Norway drops bid to host 2018 Winter Olympics
Norway has dropped plans to bid for the 2018 Winter Olympics after new estimates doubled the projected cost of hosting the Games in the Arctic city of Tromsoe.
"It was a difficult decision," Tove Paule, president of the Norwegian Olympic and Paralympic Committee and Confederation of Sports, said Monday.
Last week, a government-commissioned study estimated that the cost of hosting the 2018 Games would amount to the equivalent of about $5.1 billion Cda, or nearly double the figure used by the Tromsoe organizing committee.
In March 2007, the Olympic committee picked Tromsoe, about 400 kilometres north of the Arctic Circle, as Norway's 2018 candidate city over the central Norwegian city of Trondheim and the capital Oslo, which hosted the 1952 Winter Games.

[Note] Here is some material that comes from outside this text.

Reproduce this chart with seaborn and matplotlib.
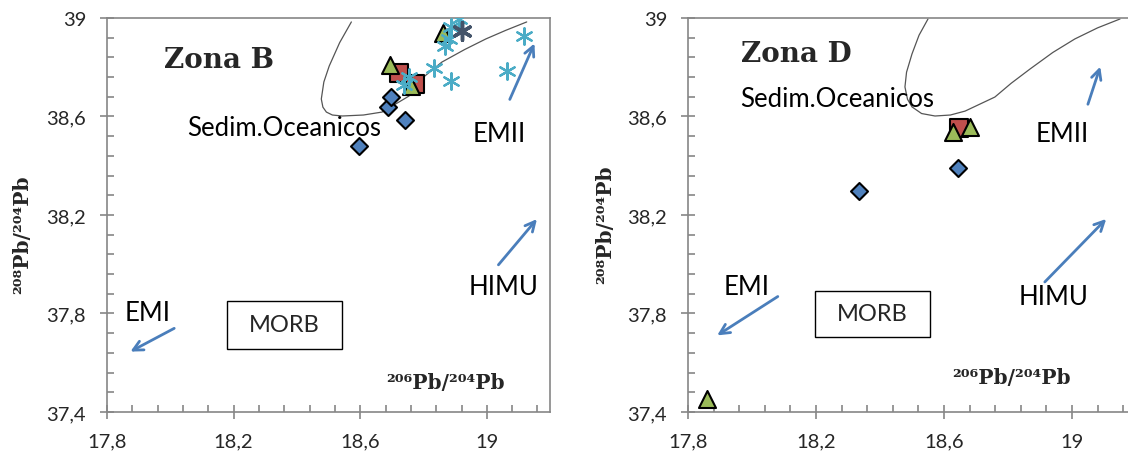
import matplotlib
matplotlib.use("Agg")
import matplotlib.pyplot as plt
import matplotlib.ticker as mticker
from matplotlib.patches import Rectangle
import seaborn as sns
import numpy as np

# ---- axis ticks ----
x_ticks = [17.8, 18.2, 18.6, 19.0]
y_ticks = [37.4, 37.8, 38.2, 38.6, 39.0]

# ---- data: Zona B ----
b_diam_x = [18.597, 18.742, 18.688, 18.698]
b_diam_y = [38.480, 38.586, 38.639, 38.679]
b_tri_x = [18.694, 18.761, 18.861]
b_tri_y = [38.809, 38.724, 38.939]
b_sq_x = [18.723, 18.773]
b_sq_y = [38.777, 38.732]
b_star_x = [18.912, 18.887, 18.880, 18.868, 18.833, 18.887, 18.754, 18.739, 19.063, 19.117]
b_star_y = [38.996, 38.963, 38.915, 38.886, 38.797, 38.744, 38.760, 38.728, 38.785, 38.927]
b_plus_x = [18.921]
b_plus_y = [38.947]
b_sed_x = [18.572, 18.535, 18.502, 18.485, 18.477, 18.482, 18.493, 18.512, 18.543, 18.610,
           18.669, 18.754, 18.800, 18.858, 18.930, 18.997, 19.060, 19.126]
b_sed_y = [38.984, 38.900, 38.805, 38.740, 38.671, 38.638, 38.618, 38.606, 38.602, 38.606,
           38.618, 38.683, 38.760, 38.821, 38.872, 38.915, 38.950, 38.984]

# ---- data: Zona D ----
d_diam_x = [18.334, 18.644]
d_diam_y = [38.297, 38.391]
d_tri_x = [18.628, 18.681, 17.859]
d_tri_y = [38.537, 38.557, 37.453]
d_sq_x = [18.647]
d_sq_y = [38.553]
d_sed_x = [18.550, 18.522, 18.500, 18.483, 18.478, 18.486, 18.500, 18.530, 18.572, 18.620,
           18.666, 18.759, 18.810, 18.869, 18.940, 19.009, 19.080, 19.150]
d_sed_y = [38.996, 38.930, 38.854, 38.780, 38.720, 38.670, 38.639, 38.612, 38.602, 38.606,
           38.622, 38.679, 38.735, 38.793, 38.860, 38.915, 38.960, 38.996]

# reservoir arrows (tail x, tail y, head x, head y)
b_arrows = {"EMII": (19.069, 38.659, 19.154, 38.907),
            "HIMU": (19.031, 37.989, 19.164, 38.192),
            "EMI": (18.020, 37.745, 17.866, 37.640)}
d_arrows = {"EMII": (19.047, 38.639, 19.091, 38.813),
            "HIMU": (18.909, 37.920, 19.113, 38.192),
            "EMI": (18.088, 37.875, 17.884, 37.705)}
b_labels = {"EMII": (19.038, 38.529), "HIMU": (19.054, 37.908), "EMI": (17.929, 37.806),
            "Sedim.Oceanicos": (18.361, 38.557)}
d_labels = {"EMII": (18.969, 38.529), "HIMU": (18.941, 37.867), "EMI": (17.984, 37.908),
            "Sedim.Oceanicos": (18.266, 38.675)}
b_morb = (18.178, 37.656, 18.543, 37.851)
d_morb = (18.197, 37.705, 18.556, 37.891)

BLUE = "#4f81bd"
RED = "#c0504d"
GREEN = "#9bbb59"
CYAN = "#4bacc6"
DARK = "#44546a"
ARROW = "#4a7ebb"
GRAY = "#868686"

sns.set_style("white")
plt.rcParams["font.family"] = ["Lato", "DejaVu Sans"]

fig = plt.figure(figsize=(11.28, 4.6), dpi=100)
ax1 = fig.add_axes([0.0949, 0.1022, 0.3928, 0.8565])
ax2 = fig.add_axes([0.6099, 0.1022, 0.3972, 0.8565])


def comma(v, pos):
    return f"{round(v, 2):g}".replace(".", ",")


def style_axes(ax):
    ax.set_xlim(17.8, 19.2)
    ax.set_ylim(37.4, 39.0)
    ax.xaxis.set_major_locator(mticker.FixedLocator(x_ticks))
    ax.yaxis.set_major_locator(mticker.FixedLocator(y_ticks))
    ax.xaxis.set_minor_locator(mticker.FixedLocator(np.arange(17.8, 19.21, 0.08)))
    ax.yaxis.set_minor_locator(mticker.FixedLocator(np.arange(37.4, 39.01, 0.08)))
    ax.xaxis.set_major_formatter(mticker.FuncFormatter(comma))
    ax.yaxis.set_major_formatter(mticker.FuncFormatter(comma))
    ax.tick_params(which="major", direction="inout", length=10, width=1.2, color=GRAY,
                   labelsize=14.5, pad=10, bottom=True, left=True)
    ax.tick_params(which="minor", direction="in", length=5, width=1.2, color=GRAY,
                   bottom=True, left=True)
    for s in ax.spines.values():
        s.set_color(GRAY)
        s.set_linewidth(1.2)
    ax.set_xlabel("")
    ax.set_ylabel("")


def draw_points(ax, dx, dy, tx, ty, qx, qy):
    sns.scatterplot(x=dx, y=dy, ax=ax, marker="D", s=75, color=BLUE,
                    edgecolor="black", linewidth=1.5, zorder=4)
    sns.scatterplot(x=qx, y=qy, ax=ax, marker="s", s=150, color=RED,
                    edgecolor="black", linewidth=1.5, zorder=4)
    sns.scatterplot(x=tx, y=ty, ax=ax, marker="^", s=150, color=GREEN,
                    edgecolor="black", linewidth=1.5, zorder=5)


def draw_extras(ax, arrows, labels, morb, title, title_xy):
    for k, (x0, y0, x1, y1) in arrows.items():
        ax.annotate("", xy=(x1, y1), xytext=(x0, y0),
                    arrowprops=dict(arrowstyle="->,head_length=0.7,head_width=0.35",
                                    color=ARROW, lw=2))
    for k, (x, y) in labels.items():
        ax.text(x, y, k, ha="center", va="center", fontsize=18.5, color="black")
    x0, y0, x1, y1 = morb
    ax.add_patch(Rectangle((x0, y0), x1 - x0, y1 - y0, fill=False, ec="black", lw=1))
    ax.text((x0 + x1) / 2, (y0 + y1) / 2, "MORB", ha="center", va="center", fontsize=17)
    ax.text(title_xy[0], title_xy[1], title, ha="center", va="center", fontsize=20,
            fontweight="bold", family="DejaVu Serif")


# Zona B
sns.lineplot(x=b_sed_x, y=b_sed_y, ax=ax1, color="#555555", lw=0.9, sort=False, estimator=None)
draw_points(ax1, b_diam_x, b_diam_y, b_tri_x, b_tri_y, b_sq_x, b_sq_y)
sns.scatterplot(x=b_star_x, y=b_star_y, ax=ax1, marker=(6, 2, 0), s=140, color=CYAN,
                linewidth=1.6, zorder=6)
sns.scatterplot(x=b_plus_x, y=b_plus_y, ax=ax1, marker=(6, 2, 0), s=160, color=DARK,
                linewidth=2.5, zorder=6)
draw_extras(ax1, b_arrows, b_labels, b_morb, "Zona B", (18.153, 38.833))
style_axes(ax1)
ax1.text(0.763, 0.076, "²⁰⁶Pb/²⁰⁴Pb", transform=ax1.transAxes, ha="center", va="center",
         fontsize=14.5, fontweight="bold", family="DejaVu Serif")
ax1.text(-0.192, 0.452, "²⁰⁸Pb/²⁰⁴Pb", transform=ax1.transAxes, ha="center", va="center",
         rotation=90, fontsize=14.5, fontweight="bold", family="DejaVu Serif")

# Zona D
sns.lineplot(x=d_sed_x, y=d_sed_y, ax=ax2, color="#555555", lw=0.9, sort=False, estimator=None)
draw_points(ax2, d_diam_x, d_diam_y, d_tri_x, d_tri_y, d_sq_x, d_sq_y)
draw_extras(ax2, d_arrows, d_labels, d_morb, "Zona D", (18.1375, 38.854))
style_axes(ax2)
ax2.text(0.723, 0.089, "²⁰⁶Pb/²⁰⁴Pb", transform=ax2.transAxes, ha="center", va="center",
         fontsize=14.5, fontweight="bold", family="DejaVu Serif")
ax2.text(-0.185, 0.477, "²⁰⁸Pb/²⁰⁴Pb", transform=ax2.transAxes, ha="center", va="center",
         rotation=90, fontsize=14.5, fontweight="bold", family="DejaVu Serif")

fig.savefig("out.png", dpi=100)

However, before Norway could formally bid for the Games, it would have needed economic guarantees from the Norwegian government and parliament. The Olympic committee said it voted 9-3 Monday to withdraw its request for guarantees because the Games would cost too much.
It also said there would be no Norwegian application from other cities to host the 2018 Games.
Among other cities around that world that have announced bids or interest in 2018 are:
- Almaty, Kazakhstan.
- Pyeongchang, South Korea.
- Munich, Germany.
- Reno-Tahoe, Nev.
France is considering a bid from either Grenoble, Nice or Annecy.
The International Olympic Committee will choose the 2018 host city in 2011.